The task: Under this line sits a listing. Repeat exactly and only its lines from the one holding "Recreate this image" through the one holding "const mLeft = 92, mRight"; skip pictures.

= = = = = = =

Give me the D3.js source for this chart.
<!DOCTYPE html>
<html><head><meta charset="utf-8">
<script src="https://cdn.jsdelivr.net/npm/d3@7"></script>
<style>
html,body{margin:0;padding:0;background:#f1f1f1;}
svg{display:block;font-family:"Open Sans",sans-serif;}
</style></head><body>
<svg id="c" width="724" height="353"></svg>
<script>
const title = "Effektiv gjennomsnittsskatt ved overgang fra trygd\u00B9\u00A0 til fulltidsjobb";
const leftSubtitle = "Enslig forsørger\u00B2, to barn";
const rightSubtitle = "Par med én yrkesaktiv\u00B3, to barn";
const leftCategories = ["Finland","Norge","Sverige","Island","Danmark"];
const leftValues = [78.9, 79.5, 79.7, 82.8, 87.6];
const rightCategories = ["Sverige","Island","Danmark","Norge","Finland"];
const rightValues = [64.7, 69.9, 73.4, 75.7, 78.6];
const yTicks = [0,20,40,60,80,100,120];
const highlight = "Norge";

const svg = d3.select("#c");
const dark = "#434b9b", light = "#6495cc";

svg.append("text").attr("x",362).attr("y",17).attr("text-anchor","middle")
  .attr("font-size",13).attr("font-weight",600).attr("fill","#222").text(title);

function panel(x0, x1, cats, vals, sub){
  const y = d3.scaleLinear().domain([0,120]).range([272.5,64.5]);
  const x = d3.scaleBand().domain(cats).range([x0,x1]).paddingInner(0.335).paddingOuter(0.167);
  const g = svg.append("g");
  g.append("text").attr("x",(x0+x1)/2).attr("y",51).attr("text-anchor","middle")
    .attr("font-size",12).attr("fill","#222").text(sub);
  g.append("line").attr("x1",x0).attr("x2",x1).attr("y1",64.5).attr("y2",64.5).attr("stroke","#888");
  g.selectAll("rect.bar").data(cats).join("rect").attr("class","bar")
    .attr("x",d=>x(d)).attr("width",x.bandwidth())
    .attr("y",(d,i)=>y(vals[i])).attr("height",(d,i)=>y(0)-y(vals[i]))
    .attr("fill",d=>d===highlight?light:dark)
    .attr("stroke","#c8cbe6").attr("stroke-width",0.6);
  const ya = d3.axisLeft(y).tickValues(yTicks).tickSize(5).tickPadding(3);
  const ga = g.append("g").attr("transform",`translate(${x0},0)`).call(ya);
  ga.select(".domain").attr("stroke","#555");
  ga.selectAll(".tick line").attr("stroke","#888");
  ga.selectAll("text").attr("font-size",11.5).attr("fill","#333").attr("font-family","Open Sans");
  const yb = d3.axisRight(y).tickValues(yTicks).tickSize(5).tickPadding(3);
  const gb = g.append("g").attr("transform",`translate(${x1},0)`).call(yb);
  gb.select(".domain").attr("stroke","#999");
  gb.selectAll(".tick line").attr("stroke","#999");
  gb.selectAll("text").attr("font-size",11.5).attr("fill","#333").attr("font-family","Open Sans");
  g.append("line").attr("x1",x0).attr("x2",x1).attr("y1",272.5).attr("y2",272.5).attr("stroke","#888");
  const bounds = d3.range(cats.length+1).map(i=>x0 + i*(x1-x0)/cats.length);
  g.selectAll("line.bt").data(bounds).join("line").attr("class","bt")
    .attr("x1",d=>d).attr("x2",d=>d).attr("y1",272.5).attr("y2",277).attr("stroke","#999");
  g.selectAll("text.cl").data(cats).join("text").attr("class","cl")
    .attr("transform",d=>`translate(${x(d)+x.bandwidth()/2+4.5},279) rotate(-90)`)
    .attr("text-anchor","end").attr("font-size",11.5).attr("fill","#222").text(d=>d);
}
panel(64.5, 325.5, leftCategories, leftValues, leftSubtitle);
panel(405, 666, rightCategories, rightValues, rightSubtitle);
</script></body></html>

= = = = = = =

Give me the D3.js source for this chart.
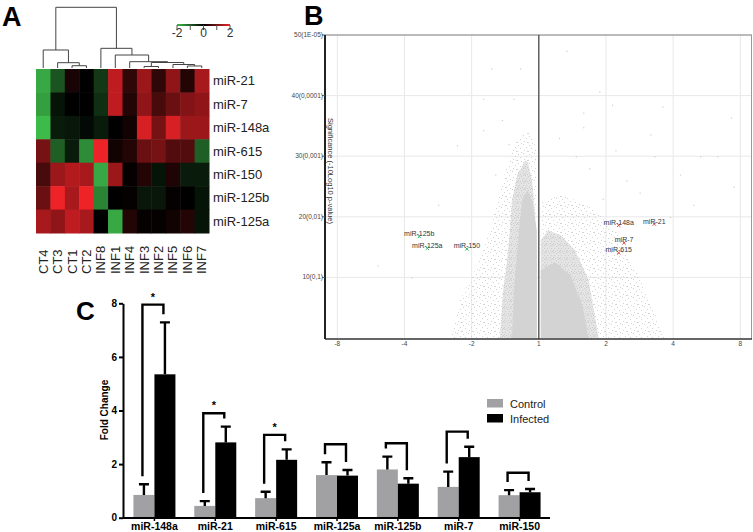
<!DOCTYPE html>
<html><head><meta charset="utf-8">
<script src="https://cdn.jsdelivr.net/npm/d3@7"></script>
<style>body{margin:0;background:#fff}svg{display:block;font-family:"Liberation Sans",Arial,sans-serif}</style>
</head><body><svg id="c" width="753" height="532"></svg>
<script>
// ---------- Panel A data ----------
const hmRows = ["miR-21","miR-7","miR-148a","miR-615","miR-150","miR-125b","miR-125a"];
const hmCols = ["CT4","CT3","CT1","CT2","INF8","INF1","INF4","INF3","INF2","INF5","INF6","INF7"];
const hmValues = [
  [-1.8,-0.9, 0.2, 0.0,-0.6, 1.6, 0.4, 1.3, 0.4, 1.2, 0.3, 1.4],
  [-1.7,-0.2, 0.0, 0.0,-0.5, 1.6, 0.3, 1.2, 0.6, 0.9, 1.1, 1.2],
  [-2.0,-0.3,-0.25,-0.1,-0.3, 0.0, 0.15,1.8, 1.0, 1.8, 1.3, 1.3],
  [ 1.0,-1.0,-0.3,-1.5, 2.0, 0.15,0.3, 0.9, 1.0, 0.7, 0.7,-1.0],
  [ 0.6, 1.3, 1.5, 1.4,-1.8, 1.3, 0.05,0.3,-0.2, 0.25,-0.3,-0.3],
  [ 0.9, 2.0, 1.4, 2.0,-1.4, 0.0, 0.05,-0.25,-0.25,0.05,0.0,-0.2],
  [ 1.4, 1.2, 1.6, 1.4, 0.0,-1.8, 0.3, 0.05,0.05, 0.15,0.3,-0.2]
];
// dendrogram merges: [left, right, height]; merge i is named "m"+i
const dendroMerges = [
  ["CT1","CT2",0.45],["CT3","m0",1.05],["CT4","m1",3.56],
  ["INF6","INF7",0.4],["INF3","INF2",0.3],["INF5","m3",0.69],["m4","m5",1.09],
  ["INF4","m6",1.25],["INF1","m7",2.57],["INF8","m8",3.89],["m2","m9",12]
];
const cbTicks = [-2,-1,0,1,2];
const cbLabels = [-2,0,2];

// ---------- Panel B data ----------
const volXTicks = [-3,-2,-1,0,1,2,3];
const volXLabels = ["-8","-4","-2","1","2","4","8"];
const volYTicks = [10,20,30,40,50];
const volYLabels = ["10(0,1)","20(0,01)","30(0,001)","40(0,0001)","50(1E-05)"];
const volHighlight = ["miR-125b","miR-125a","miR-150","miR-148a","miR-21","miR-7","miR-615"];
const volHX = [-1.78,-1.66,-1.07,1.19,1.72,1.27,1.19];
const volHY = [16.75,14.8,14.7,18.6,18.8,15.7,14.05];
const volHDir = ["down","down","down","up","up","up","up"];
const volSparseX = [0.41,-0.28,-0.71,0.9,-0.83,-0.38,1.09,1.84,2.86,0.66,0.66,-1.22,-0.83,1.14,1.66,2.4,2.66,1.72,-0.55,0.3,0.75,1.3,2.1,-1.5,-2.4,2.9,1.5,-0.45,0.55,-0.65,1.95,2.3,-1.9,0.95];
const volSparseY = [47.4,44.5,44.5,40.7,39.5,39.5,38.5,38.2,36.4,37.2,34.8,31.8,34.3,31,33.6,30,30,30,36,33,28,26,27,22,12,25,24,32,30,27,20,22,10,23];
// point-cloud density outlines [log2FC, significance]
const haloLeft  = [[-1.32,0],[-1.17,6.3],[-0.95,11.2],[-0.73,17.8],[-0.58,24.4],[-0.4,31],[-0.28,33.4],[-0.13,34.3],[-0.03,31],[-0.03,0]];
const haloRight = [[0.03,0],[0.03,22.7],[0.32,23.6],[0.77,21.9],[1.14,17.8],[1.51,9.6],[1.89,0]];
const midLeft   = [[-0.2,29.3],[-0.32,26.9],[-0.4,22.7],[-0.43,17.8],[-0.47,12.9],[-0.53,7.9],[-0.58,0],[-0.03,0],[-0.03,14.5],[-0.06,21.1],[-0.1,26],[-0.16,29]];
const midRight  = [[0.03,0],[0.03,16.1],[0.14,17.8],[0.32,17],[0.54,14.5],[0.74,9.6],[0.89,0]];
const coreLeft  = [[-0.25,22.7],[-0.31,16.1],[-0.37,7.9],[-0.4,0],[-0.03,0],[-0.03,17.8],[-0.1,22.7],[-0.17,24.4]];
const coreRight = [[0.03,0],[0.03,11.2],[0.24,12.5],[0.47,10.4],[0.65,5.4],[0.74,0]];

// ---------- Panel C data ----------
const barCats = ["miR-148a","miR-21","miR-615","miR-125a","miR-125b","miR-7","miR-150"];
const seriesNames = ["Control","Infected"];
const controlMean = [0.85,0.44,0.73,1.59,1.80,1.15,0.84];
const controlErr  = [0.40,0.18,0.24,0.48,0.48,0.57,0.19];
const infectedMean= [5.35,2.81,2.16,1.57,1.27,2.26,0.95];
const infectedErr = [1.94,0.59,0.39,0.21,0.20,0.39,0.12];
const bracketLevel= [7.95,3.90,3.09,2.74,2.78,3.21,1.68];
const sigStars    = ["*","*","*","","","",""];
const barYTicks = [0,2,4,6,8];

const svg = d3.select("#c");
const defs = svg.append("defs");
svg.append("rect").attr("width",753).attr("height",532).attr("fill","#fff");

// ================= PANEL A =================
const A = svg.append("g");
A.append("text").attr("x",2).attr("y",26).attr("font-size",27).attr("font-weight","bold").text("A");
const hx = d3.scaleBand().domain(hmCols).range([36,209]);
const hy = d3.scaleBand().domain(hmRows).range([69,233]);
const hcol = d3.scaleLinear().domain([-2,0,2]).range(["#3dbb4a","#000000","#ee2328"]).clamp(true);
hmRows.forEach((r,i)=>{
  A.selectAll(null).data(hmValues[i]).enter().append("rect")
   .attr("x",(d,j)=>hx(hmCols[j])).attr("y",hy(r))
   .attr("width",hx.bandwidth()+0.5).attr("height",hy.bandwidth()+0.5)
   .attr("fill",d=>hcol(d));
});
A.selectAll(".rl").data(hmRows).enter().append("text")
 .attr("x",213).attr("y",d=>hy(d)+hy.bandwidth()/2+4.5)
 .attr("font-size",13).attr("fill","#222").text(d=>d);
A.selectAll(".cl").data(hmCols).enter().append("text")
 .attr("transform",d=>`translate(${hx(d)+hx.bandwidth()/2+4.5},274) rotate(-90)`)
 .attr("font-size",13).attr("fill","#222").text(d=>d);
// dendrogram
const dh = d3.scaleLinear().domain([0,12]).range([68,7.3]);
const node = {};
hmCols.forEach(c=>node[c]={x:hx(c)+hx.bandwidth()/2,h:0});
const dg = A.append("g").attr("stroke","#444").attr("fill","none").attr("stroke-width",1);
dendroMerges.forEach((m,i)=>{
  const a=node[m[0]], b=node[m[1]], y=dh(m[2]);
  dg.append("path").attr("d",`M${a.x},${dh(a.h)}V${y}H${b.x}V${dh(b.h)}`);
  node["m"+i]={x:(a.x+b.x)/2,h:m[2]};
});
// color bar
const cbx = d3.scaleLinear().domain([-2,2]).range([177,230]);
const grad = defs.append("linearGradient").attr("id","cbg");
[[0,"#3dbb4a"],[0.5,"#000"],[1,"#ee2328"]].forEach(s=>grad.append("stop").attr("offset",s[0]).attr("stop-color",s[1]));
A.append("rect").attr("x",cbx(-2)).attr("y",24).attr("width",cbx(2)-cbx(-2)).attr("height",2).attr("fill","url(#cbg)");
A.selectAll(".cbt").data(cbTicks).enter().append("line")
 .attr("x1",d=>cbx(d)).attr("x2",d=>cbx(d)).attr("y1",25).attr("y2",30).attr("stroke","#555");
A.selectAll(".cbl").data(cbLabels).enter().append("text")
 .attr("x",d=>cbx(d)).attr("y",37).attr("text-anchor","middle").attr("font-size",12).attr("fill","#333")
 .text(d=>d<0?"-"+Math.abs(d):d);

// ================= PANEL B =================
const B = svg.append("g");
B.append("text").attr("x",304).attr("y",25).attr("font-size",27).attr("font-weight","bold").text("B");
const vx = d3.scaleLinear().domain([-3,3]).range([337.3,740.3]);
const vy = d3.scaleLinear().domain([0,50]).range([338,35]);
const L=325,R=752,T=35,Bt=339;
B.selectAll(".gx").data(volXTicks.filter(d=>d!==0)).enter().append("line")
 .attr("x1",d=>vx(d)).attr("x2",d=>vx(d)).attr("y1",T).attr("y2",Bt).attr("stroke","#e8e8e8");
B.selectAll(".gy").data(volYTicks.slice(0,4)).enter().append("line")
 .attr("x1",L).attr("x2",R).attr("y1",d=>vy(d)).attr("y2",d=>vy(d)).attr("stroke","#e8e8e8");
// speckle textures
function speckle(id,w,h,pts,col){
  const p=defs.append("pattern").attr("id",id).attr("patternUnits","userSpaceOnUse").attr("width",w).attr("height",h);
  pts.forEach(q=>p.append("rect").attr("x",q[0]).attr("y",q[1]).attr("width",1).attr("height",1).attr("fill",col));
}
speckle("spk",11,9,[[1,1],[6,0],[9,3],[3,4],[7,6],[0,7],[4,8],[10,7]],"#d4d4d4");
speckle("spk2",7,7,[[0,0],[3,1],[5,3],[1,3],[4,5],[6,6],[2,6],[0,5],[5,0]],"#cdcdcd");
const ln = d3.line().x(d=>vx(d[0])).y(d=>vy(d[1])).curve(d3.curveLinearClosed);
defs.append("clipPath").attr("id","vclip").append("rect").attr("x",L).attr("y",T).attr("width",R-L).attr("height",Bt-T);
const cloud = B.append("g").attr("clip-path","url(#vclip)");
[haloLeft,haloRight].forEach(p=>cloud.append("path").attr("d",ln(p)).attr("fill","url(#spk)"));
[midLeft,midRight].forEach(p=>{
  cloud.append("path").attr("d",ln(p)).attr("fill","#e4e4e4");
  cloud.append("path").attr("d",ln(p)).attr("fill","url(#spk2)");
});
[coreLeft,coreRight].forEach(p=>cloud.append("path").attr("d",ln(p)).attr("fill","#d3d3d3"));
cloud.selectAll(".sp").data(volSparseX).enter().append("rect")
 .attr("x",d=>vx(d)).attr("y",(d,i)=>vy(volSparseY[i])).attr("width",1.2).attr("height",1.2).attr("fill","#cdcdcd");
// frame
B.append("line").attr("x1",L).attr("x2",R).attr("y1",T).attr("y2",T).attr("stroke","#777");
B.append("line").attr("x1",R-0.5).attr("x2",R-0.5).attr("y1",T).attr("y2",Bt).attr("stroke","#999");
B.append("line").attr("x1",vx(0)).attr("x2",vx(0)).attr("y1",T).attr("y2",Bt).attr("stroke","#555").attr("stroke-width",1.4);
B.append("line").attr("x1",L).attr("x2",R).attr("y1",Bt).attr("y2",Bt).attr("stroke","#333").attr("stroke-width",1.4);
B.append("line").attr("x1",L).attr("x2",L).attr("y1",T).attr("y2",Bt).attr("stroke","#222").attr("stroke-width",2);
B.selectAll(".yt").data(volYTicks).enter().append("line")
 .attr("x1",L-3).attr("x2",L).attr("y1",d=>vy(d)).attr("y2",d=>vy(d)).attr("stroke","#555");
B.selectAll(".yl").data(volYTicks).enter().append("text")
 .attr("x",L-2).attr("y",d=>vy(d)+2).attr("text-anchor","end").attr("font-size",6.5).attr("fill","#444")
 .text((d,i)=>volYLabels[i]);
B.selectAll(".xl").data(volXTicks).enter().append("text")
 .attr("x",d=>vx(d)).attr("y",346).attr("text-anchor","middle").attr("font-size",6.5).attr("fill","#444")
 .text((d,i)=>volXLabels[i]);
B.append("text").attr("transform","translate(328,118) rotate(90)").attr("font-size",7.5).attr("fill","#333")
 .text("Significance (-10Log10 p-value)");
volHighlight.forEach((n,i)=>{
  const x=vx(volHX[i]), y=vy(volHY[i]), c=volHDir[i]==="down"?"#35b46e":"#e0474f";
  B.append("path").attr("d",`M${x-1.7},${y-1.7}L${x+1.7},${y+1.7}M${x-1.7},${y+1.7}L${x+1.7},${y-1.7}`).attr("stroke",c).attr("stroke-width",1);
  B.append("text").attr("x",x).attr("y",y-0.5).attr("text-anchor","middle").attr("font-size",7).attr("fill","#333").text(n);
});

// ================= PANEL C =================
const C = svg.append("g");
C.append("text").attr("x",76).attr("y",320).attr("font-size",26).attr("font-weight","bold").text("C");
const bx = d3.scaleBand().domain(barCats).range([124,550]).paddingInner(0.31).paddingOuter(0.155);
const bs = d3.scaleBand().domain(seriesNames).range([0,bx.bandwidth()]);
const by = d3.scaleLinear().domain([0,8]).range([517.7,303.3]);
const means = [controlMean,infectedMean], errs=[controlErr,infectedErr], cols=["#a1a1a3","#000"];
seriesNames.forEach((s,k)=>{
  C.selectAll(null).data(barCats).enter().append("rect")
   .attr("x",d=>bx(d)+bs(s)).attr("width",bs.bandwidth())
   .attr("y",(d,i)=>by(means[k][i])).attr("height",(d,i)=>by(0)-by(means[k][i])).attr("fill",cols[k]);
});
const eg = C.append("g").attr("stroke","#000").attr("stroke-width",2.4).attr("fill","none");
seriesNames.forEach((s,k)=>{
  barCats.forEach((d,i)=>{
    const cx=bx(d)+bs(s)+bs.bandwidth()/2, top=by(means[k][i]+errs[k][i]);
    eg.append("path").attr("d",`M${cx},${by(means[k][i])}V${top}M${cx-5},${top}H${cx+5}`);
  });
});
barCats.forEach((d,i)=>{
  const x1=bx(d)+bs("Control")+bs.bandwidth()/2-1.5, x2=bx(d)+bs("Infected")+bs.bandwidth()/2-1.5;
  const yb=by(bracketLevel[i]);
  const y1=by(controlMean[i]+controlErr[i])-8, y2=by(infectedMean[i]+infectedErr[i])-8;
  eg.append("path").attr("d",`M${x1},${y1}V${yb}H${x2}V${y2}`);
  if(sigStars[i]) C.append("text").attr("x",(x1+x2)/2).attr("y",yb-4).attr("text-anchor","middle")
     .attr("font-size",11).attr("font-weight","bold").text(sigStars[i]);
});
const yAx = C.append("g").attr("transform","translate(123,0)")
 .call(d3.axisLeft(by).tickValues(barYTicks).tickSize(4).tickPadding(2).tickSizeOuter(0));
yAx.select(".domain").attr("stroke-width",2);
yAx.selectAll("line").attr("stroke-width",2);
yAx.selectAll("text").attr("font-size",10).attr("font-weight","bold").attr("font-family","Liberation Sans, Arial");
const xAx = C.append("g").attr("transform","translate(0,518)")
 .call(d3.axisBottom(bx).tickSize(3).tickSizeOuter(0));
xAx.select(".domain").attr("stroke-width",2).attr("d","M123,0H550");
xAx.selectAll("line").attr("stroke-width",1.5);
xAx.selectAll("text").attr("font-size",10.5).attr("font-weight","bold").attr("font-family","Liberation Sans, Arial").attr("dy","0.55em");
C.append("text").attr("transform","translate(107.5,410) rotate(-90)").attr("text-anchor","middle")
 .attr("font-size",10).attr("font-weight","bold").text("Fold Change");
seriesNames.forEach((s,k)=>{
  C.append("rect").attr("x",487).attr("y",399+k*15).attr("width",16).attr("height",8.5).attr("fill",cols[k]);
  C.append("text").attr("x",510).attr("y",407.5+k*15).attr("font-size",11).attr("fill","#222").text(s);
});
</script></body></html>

= = = = = = =

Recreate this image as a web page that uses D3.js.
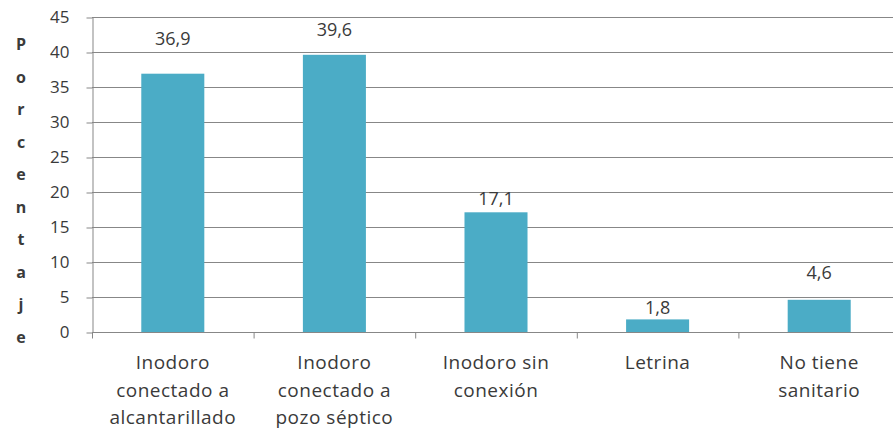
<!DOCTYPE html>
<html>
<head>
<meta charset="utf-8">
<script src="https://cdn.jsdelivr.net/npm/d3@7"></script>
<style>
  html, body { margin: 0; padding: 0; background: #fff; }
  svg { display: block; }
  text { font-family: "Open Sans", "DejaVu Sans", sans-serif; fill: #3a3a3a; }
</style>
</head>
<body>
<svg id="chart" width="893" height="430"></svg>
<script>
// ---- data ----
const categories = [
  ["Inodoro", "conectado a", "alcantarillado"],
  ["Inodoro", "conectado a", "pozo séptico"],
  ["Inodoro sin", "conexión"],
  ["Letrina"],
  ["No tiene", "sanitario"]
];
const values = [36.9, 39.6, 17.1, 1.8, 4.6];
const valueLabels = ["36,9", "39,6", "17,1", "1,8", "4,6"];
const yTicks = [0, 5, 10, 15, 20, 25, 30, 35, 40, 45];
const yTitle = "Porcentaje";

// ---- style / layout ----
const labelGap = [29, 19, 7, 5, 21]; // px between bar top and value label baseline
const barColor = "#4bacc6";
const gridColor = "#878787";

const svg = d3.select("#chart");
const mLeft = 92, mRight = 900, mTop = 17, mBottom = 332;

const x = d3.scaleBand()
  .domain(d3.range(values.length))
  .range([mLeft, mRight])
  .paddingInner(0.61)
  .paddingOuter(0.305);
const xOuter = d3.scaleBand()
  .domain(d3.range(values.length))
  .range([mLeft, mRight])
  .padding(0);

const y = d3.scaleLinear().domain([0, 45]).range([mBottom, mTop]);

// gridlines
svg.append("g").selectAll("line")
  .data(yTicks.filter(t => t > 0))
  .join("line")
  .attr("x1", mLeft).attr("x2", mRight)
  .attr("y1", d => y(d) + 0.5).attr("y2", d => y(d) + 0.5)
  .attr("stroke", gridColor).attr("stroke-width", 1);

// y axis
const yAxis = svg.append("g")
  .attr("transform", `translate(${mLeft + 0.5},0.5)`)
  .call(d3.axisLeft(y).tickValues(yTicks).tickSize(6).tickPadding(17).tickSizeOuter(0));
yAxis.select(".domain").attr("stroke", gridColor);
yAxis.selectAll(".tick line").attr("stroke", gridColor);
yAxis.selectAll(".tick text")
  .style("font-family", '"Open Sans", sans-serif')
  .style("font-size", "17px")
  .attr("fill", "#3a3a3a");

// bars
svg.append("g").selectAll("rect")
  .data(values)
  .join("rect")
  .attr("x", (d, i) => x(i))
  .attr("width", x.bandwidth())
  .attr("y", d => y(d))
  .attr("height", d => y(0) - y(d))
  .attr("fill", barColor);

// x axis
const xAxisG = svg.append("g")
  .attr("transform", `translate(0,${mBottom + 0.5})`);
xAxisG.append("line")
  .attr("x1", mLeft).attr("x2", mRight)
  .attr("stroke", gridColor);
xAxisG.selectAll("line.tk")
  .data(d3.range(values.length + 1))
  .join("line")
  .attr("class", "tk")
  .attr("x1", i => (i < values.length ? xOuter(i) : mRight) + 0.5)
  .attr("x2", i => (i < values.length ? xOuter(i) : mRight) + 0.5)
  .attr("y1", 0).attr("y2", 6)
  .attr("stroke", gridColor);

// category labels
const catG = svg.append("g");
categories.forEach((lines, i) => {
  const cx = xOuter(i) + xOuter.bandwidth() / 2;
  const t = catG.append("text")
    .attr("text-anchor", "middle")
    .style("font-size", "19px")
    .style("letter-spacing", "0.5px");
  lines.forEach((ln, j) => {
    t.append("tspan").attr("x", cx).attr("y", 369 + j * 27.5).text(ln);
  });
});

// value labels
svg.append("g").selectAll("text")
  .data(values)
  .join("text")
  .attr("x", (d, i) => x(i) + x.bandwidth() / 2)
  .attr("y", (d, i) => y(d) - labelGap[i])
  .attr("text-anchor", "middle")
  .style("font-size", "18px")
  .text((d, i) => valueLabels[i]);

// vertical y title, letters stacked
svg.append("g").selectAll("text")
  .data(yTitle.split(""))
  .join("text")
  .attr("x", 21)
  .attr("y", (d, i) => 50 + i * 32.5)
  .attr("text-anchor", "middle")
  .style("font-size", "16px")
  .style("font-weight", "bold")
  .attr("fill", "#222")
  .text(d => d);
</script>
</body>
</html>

= = = = = = =

Complete output:
Recreate this image as a web page that uses D3.js.
<!DOCTYPE html>
<html>
<head>
<meta charset="utf-8">
<script src="https://cdn.jsdelivr.net/npm/d3@7"></script>
<style>
  html, body { margin: 0; padding: 0; background: #fff; }
  svg { display: block; }
  text { font-family: "Open Sans", "DejaVu Sans", sans-serif; fill: #3a3a3a; }
</style>
</head>
<body>
<svg id="chart" width="893" height="430"></svg>
<script>
// ---- data ----
const categories = [
  ["Inodoro", "conectado a", "alcantarillado"],
  ["Inodoro", "conectado a", "pozo séptico"],
  ["Inodoro sin", "conexión"],
  ["Letrina"],
  ["No tiene", "sanitario"]
];
const values = [36.9, 39.6, 17.1, 1.8, 4.6];
const valueLabels = ["36,9", "39,6", "17,1", "1,8", "4,6"];
const yTicks = [0, 5, 10, 15, 20, 25, 30, 35, 40, 45];
const yTitle = "Porcentaje";

// ---- style / layout ----
const labelGap = [29, 19, 7, 5, 21]; // px between bar top and value label baseline
const barColor = "#4bacc6";
const gridColor = "#878787";

const svg = d3.select("#chart");
const mLeft = 92, mRight = 900, mTop = 17, mBottom = 332;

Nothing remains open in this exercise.